Five years later, a special operations mission to rescue a Lithuanian CIA agent/defector recovers a photo of Luger, now brainwashed into working for a Soviet aircraft design bureau under a false identity. USAF Col. Paul White, leader of the CIA extraction team, recognizes Luger, having formerly worked with both him and fellow Old Dog crew member Patrick McLanahan. After receiving no substantive response from the normal chain of command, White seeks out Lieutenant General Bradley Elliot, commander of the top-secret High-Technology Aerospace Weapons Center (HAWC) or Dreamland facility and former leader of the Old Dog mission. Elliot convinces his superiors to authorize a mission to rescue Luger, but is unconvinced that they will follow through, and so conspires with White to set up his own mission.

Simultaneously, General Dominikas Palcikas, commander of the Lithuanian Self-Defense Forces, labors under the challenge of creating a post-Soviet identity for his forces while training them to defend against a possible invasion from neighboring Belarus and its power-hungry military commander, General Voschanka.

As matters come to a head in Lithuania, General Voschanka invades, threatening to overrun the country at the same time as the mission to extract Luger goes in. Despite the unauthorized nature of the additional forces gathered by Elliot and White, the American President and military commanders have no choice but to make use of those forces to stop the Belarusian invasion. Elliot's high-tech bombers and White's commandos successfully aid the Lithuanian forces in repelling the Belarusian invasion, along with Luger and McLanahan, who steal the Russian stealth bomber which Luger was forced to help design, the fictional Fiskious Fi-170. In a final act of desperation and revenge, General Voschanka launches a nuclear missile at Vilnius, which is intercepted in the nick of time by one of Elliot's bombers.

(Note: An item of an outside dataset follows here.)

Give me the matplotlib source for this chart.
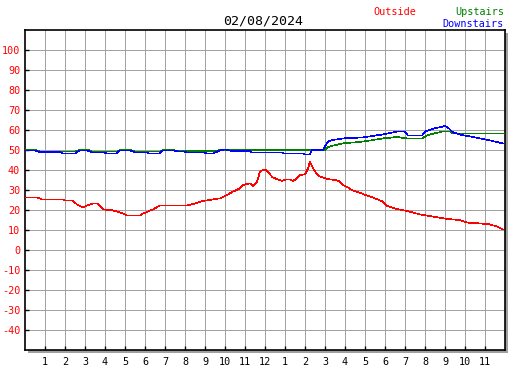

Back in the United States, Luger is reunited with the rest of his former crewmates at Dreamland, where a DIA official states he must be take into custody due to his long absence. The HAWC staff manage to switch Luger with the defector and the President allows Luger to stay at HAWC under Elliot's authority.

== Characters ==
- Lt Gen Bradley Elliot - Commander of HAWC
- Maj Patrick McLanahan - EB-52 bombardier
- Dr. David Luger/Ivan Ozerov - Radar navigator at HAWC / Designer of Fi-170 at Fisikous
- Brig Gen Jon Ormack - Old Dog crew member
- Maj Hal Briggs - Senior security chief at HAWC
- Maj Gen Dominikas Palcikas - Commander of Lithuanian armed forces

==Reception==
Publishers Weekly said "the Old Dog's frequently recycled crew is becoming somewhat shopworn," but still called it a "blockbuster" and said it "demonstrates the exciting possibilities open to the techno-thriller in a post-Soviet world." Kirkus Reviews said the novel was "Longer than Desert Storm--but with much more satisfactory results." It reached number 7 on the New York Times fiction bestseller list in September 1992.